Inspecting certificates. Read the subject, issuer, validity, algorithms and SAN entries inside an X.509 cert.
Checking a key. Confirm the algorithm, RSA modulus size or EC curve of a public or private key from its structure.
Splitting a chain. See each certificate in a bundle that stacks leaf, intermediate and root in one file.
Private debugging. Inspect internal or private cryptographic material locally without uploading it.

Frequently asked questions

What is the difference between PEM and DER?

DER is the binary encoding of an ASN.1 structure. PEM is that same binary base64-encoded and wrapped in -----BEGIN X----- / -----END X----- text lines so it can be pasted as plain text. PEM decodes to DER. This viewer reads the base64 inside a PEM block and decodes the DER underneath.

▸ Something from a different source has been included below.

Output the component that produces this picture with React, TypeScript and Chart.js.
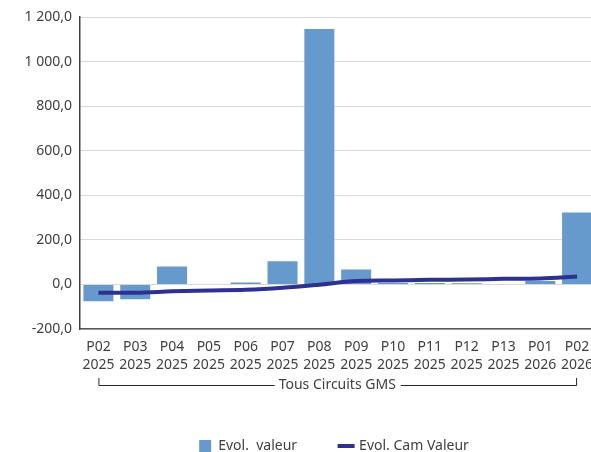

Which PEM types can it decode?

Any block whose body is DER-encoded ASN.1: certificates, certificate requests (CSRs), public keys, unencrypted private keys (PKCS#8, PKCS#1 RSA, SEC1 EC), CRLs and more. It detects the type from the header label and decodes the structure. It does not decrypt password-protected ENCRYPTED PRIVATE KEY blocks.

Can it handle a file with several PEM blocks?

Yes. Certificate chains and bundles often place multiple blocks in one file. The viewer finds every BEGIN/END pair and decodes each one in turn, labelling it with its detected type.

What do the [0], [1] markers in the tree mean?

They are context-specific tagged elements — the optional or positional fields ASN.1 uses, very common in certificates, such as the version field and the extensions block. The number is the tag. Their meaning depends on the surrounding structure rather than a universal type.

Is my PEM or key uploaded anywhere?

No. The block is base64-decoded and the ASN.1 is parsed entirely in your browser with no network calls. Certificates, CSRs and private keys you paste never leave your device, so it is safe for internal or private material.